Israel has tried to chasten and degrade Hezbollah through the air before—in 1993, with the feckless Operation Accountability, and in 1996, with the Grapes of Wrath campaign—but it’s clear that much has changed since the 1990s. Much has also changed since the summer of 2006, when Hezbollah managed to embarrass Israel in 34 days of fighting.

In 2016, I asked Herzi Halevi—now the commander of the Israel Defense Forces but then its intelligence chief—what he most feared. His answer was a ground incursion from southern Lebanon into northern Israel, one in which Hezbollah either temporarily seized Israeli territory or kidnapped Israeli civilians and took them as hostages. I have often thought of this when reflecting on Israel’s failure to anticipate and prepare for the attacks on October 7 of last year.

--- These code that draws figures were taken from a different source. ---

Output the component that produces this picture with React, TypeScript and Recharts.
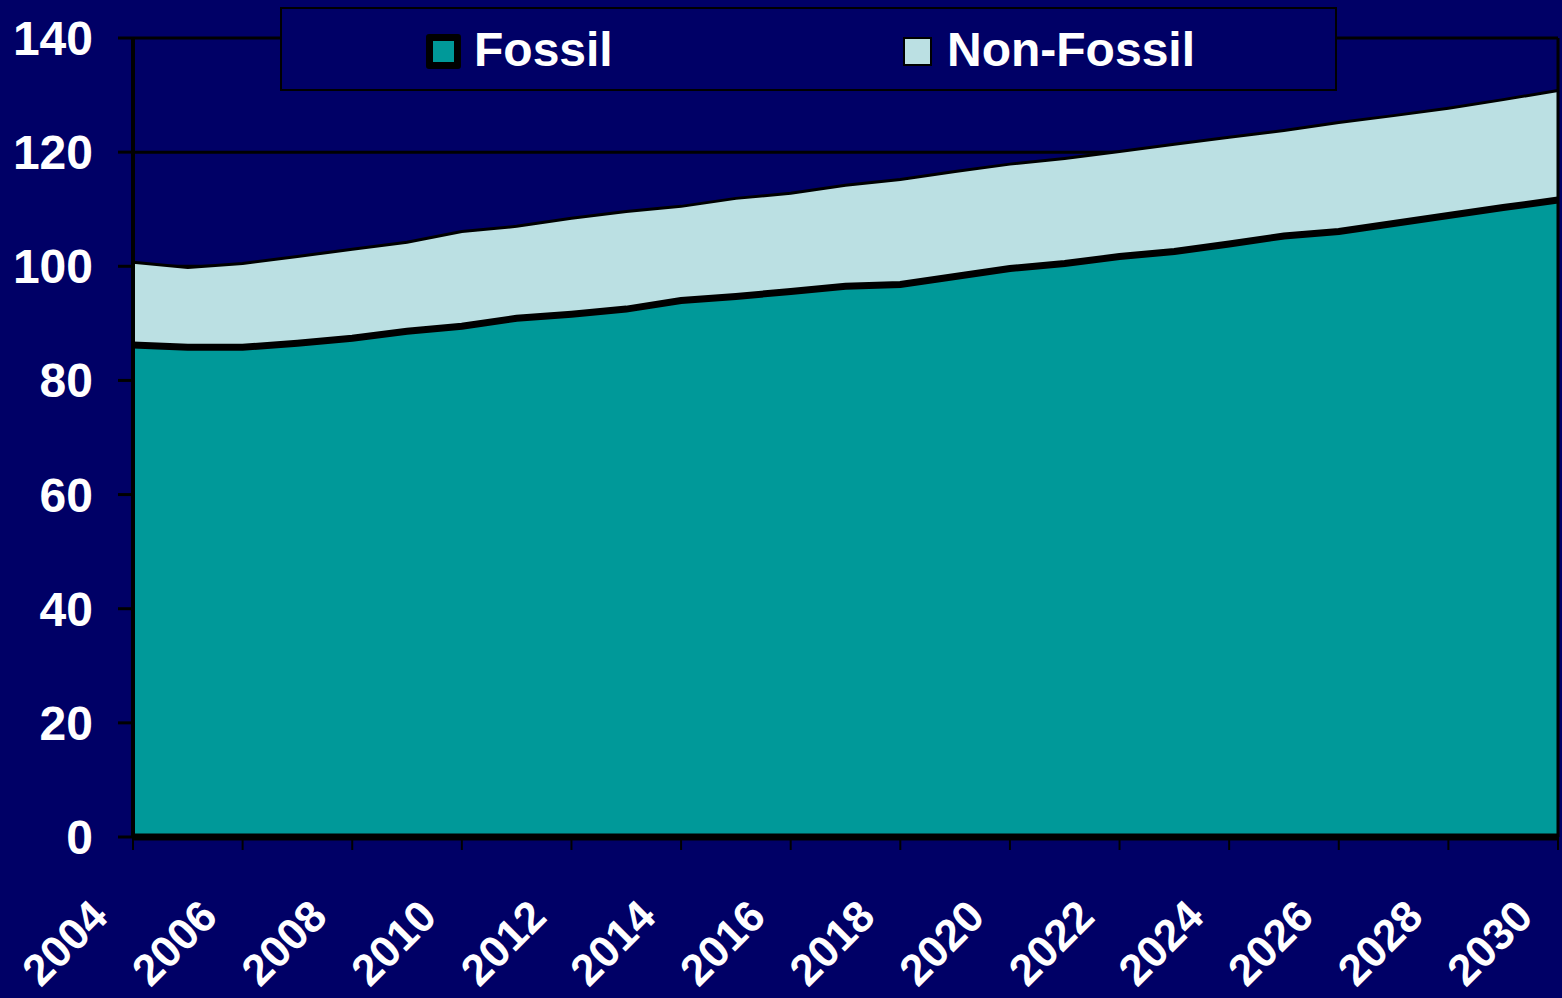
import { Area, CartesianGrid, ComposedChart, Legend, Line, ReferenceLine, XAxis, YAxis } from "recharts"

const years = [
    2004, 2005, 2006, 2007, 2008, 2009, 2010, 2011, 2012, 2013, 2014, 2015, 2016, 2017,
    2018, 2019, 2020, 2021, 2022, 2023, 2024, 2025, 2026, 2027, 2028, 2029, 2030,
]
const fossil = [
    86.2, 85.8, 85.8, 86.5, 87.4, 88.6, 89.5, 90.9, 91.6, 92.5, 94.0, 94.7, 95.6, 96.5,
    96.8, 98.2, 99.6, 100.5, 101.7, 102.6, 103.9, 105.3, 106.1, 107.5, 108.9, 110.3, 111.6,
]
const nonFossil = [
    14.5, 14.0, 14.7, 15.2, 15.6, 15.6, 16.6, 16.1, 16.8, 17.1, 16.5, 17.2, 17.2, 17.7,
    18.4, 18.4, 18.3, 18.4, 18.4, 18.8, 18.7, 18.5, 19.1, 18.9, 18.8, 18.9, 19.2,
]
const xTicks = [2004, 2006, 2008, 2010, 2012, 2014, 2016, 2018, 2020, 2022, 2024, 2026, 2028, 2030]
const yTicks = [0, 20, 40, 60, 80, 100, 120, 140]

const NAVY = "#000066"
const FOSSIL = "#009999"
const NON_FOSSIL = "#BBE0E3"
const FONT = "'Liberation Sans', Arial, sans-serif"

const data = years.map((year, i) => ({ year, fossil: fossil[i], nonFossil: nonFossil[i] }))

function YearTick({ x, y, payload }: any) {
    return (
        <g transform={`translate(${x - 23},${y + 67}) rotate(-45)`}>
            <text x={0} y={0} textAnchor="end" fill="#fff" fontSize={44} fontWeight="bold" fontFamily={FONT}>
                {payload.value}
            </text>
        </g>
    )
}

function LegendBox() {
    const label = { position: "absolute" as const, top: 16, color: "#fff", fontSize: 48, fontWeight: "bold" as const, fontFamily: FONT, lineHeight: "50px" }
    return (
        <div style={{ position: "relative", width: 1057, height: 84, boxSizing: "border-box", border: "2px solid #000", background: NAVY }}>
            <span style={{ position: "absolute", left: 144, top: 25, width: 21, height: 21, background: FOSSIL, border: "7px solid #000", borderRadius: 3 }} />
            <span style={{ ...label, left: 192 }}>Fossil</span>
            <span style={{ position: "absolute", left: 621, top: 28, width: 25, height: 25, background: NON_FOSSIL, border: "2px solid #000" }} />
            <span style={{ ...label, left: 665 }}>Non-Fossil</span>
        </div>
    )
}

export default function App() {
    return (
        <div style={{ position: "absolute", left: 0, top: 0, width: 1562, height: 998, background: NAVY, overflow: "hidden" }}>
            <ComposedChart width={1562} height={998} data={data} margin={{ top: 38, right: 4, left: 0, bottom: 0 }}>
                <CartesianGrid vertical={false} stroke="#000" strokeWidth={3} />
                <XAxis
                    dataKey="year"
                    type="number"
                    domain={[2004, 2030]}
                    ticks={xTicks}
                    height={161}
                    axisLine={{ stroke: "#000", strokeWidth: 7 }}
                    tickLine={{ stroke: "#000", strokeWidth: 2 }}
                    tickSize={13}
                    tick={<YearTick />}
                    interval={0}
                />
                <YAxis
                    domain={[0, 140]}
                    ticks={yTicks}
                    width={133}
                    axisLine={{ stroke: "#000", strokeWidth: 4 }}
                    tickLine={{ stroke: "#000", strokeWidth: 3 }}
                    tickSize={15}
                    tickMargin={25}
                    tick={{ fill: "#fff", fontSize: 48, fontWeight: "bold", fontFamily: FONT }}
                    interval={0}
                />
                <Legend
                    layout="vertical"
                    align="center"
                    verticalAlign="middle"
                    wrapperStyle={{ position: "absolute", top: 7, left: 280, width: 1057, height: 84 }}
                    content={() => <LegendBox />}
                />
                <Area
                    type="linear"
                    dataKey="fossil"
                    name="Fossil"
                    stackId="1"
                    fill={FOSSIL}
                    fillOpacity={1}
                    stroke="#000"
                    strokeWidth={3}
                    isAnimationActive={false}
                />
                <Area
                    type="linear"
                    dataKey="nonFossil"
                    name="Non-Fossil"
                    stackId="1"
                    fill={NON_FOSSIL}
                    fillOpacity={1}
                    stroke="#000"
                    strokeWidth={3}
                    isAnimationActive={false}
                />
                {/* thick outline on top of the fossil band */}
                <Line
                    type="linear"
                    dataKey="fossil"
                    stroke="#000"
                    strokeWidth={7}
                    dot={false}
                    activeDot={false}
                    legendType="none"
                    isAnimationActive={false}
                />
                <ReferenceLine x={2030} stroke="#000" strokeWidth={3} />
            </ComposedChart>
        </div>
    )
}
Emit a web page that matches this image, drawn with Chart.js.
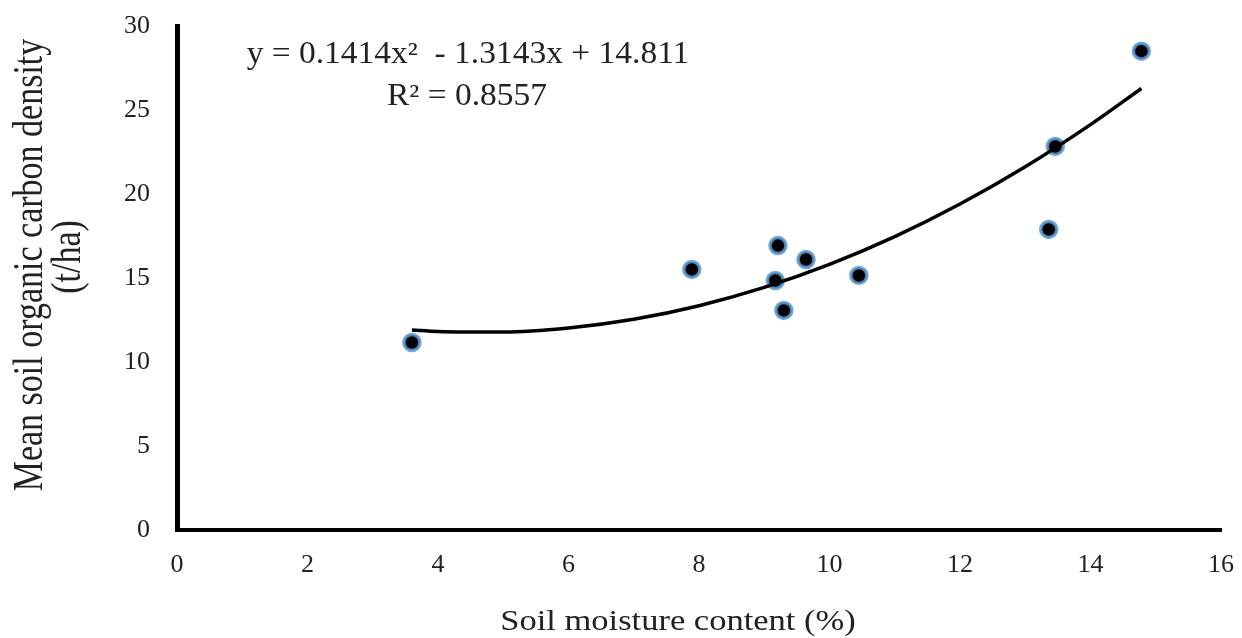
<!DOCTYPE html>
<html>
<head>
<meta charset="utf-8">
<script src="https://cdn.jsdelivr.net/npm/chart.js@4/dist/chart.umd.min.js"></script>
<style>
  body { margin: 0; background: #ffffff; }
  canvas { display: block; }
</style>
</head>
<body>
<canvas id="chart" width="1242" height="638"></canvas>
<script>
// Observed samples
const moistureX = [3.60, 7.89, 9.21, 9.17, 9.30, 9.64, 10.45, 13.36, 13.46, 14.78];
const carbonY = [11.16, 15.51, 16.93, 14.85, 13.07, 16.10, 15.15, 17.89, 22.83, 28.50];

// Polynomial trendline as drawn (read at whole x values)
const trendX = [3.6, 4, 5, 6, 7, 8, 9, 10, 11, 12, 13, 14, 14.78];
const trendY = [11.91, 11.82, 11.78, 12.02, 12.54, 13.35, 14.44, 15.81, 17.46, 19.40, 21.62, 24.13, 26.28];

const equationLines = ['y = 0.1414x\u00B2  - 1.3143x + 14.811', 'R\u00B2 = 0.8557'];
const xTitle = 'Soil moisture content (%)';
const yTitleLines = ['Mean soil organic carbon density', '(t/ha)'];

const serif = "'Liberation Serif', 'Times New Roman', serif";
const textColor = '#222222';

// text in the source image is a little wider than it is tall, so stretch it horizontally
function stretchedText(ctx, text, x, y, size, sx) {
    ctx.save();
    ctx.translate(x, y);
    ctx.scale(sx, 1);
    ctx.font = size + 'px ' + serif;
    ctx.textAlign = 'center';
    ctx.textBaseline = 'alphabetic';
    ctx.fillText(text, 0, 0);
    ctx.restore();
}

function rotatedText(ctx, text, x, y, size, sx) {
    ctx.save();
    ctx.translate(x, y);
    ctx.scale(sx, 1);
    ctx.rotate(-Math.PI / 2);
    ctx.font = size + 'px ' + serif;
    ctx.textAlign = 'center';
    ctx.textBaseline = 'alphabetic';
    ctx.fillText(text, 0, 0);
    ctx.restore();
}

const labelsPlugin = {
    id: 'labels',
    afterDraw(chart) {
        const ctx = chart.ctx;
        ctx.fillStyle = textColor;
        stretchedText(ctx, equationLines[0], 468, 63, 31, 1.08);
        stretchedText(ctx, equationLines[1], 467, 105, 31, 1.08);
        stretchedText(ctx, xTitle, 678, 630, 30, 1.15);
        rotatedText(ctx, yTitleLines[0], 42, 265, 34, 1.25);
        rotatedText(ctx, yTitleLines[1], 80, 257, 34, 1.25);
    }
};

new Chart(document.getElementById('chart'), {
    type: 'scatter',
    data: {
        datasets: [
            {
                label: 'Trendline',
                data: trendX.map((x, i) => ({ x: x, y: trendY[i] })),
                showLine: true,
                borderColor: '#000000',
                borderWidth: 3.5,
                tension: 0.4,
                cubicInterpolationMode: 'monotone',
                pointRadius: 0,
                order: 0
            },
            {
                label: 'Samples',
                data: moistureX.map((x, i) => ({ x: x, y: carbonY[i] })),
                backgroundColor: '#000000',
                borderColor: 'rgba(91, 155, 213, 0.85)',
                borderWidth: 3.5,
                pointRadius: 8,
                order: 1
            }
        ]
    },
    options: {
        responsive: false,
        animation: false,
        layout: {
            padding: { left: 0, top: 26, right: 21, bottom: 0 }
        },
        scales: {
            x: {
                type: 'linear',
                min: 0,
                max: 16,
                grid: { display: false, drawTicks: false },
                border: { display: true, color: '#000000', width: 4 },
                ticks: {
                    stepSize: 2,
                    padding: 20,
                    color: textColor,
                    font: { family: serif, size: 26 }
                },
                afterFit: (scale) => {
                    scale.height = 108;
                    scale.paddingLeft = 0;
                    scale.paddingRight = 0;
                }
            },
            y: {
                type: 'linear',
                min: 0,
                max: 30,
                grid: { display: false, drawTicks: false },
                border: { display: true, color: '#000000', width: 5 },
                ticks: {
                    stepSize: 5,
                    padding: 27,
                    color: textColor,
                    font: { family: serif, size: 26 }
                },
                afterFit: (scale) => {
                    scale.width = 177;
                    scale.paddingTop = 0;
                    scale.paddingBottom = 0;
                }
            }
        },
        plugins: {
            legend: { display: false },
            tooltip: { enabled: false }
        }
    },
    plugins: [labelsPlugin]
});
</script>
</body>
</html>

But it’s clear now that Israel was preparing for Hezbollah. This—not a fight against Hamas—was the fight Israel anticipated, and wanted. And it was indeed ready.

The question now, if Nasrallah has been killed, is whether Iran feels that it must directly respond. The Lebanese—not just Hezbollah’s largely Shiite Muslim constituents, but all Lebanese—will have grimly noted that after Hezbollah sent hundreds of men to fight and die in Iraq and Syria for Iran and Bashar al-Assad’s regime, neither Syria nor Iran has lifted a finger to relieve the Israeli pressure on Lebanon. But Iran does not want a war with Israel, and any response it makes will likely be carefully calibrated to avoid one.

Spare a thought for the innocent Lebanese living in the high-rise buildings that collapsed in Israel’s air strike. They didn’t ask for Hezbollah to build its command center underneath their home following the 2006 war. They didn’t ask for any of this.

Hezbollah, which alone among Lebanon’s militias kept its arms following the conclusion of that country’s civil war, has always claimed that its belligerence is necessary to protect Lebanon. But Hezbollah’s actions since—which have almost always been in the service of its own political needs, or those of its ungrateful Iranian sponsors—have brought nothing but pain for all Lebanese, and particularly for the downtrodden Lebanese it claims to represent.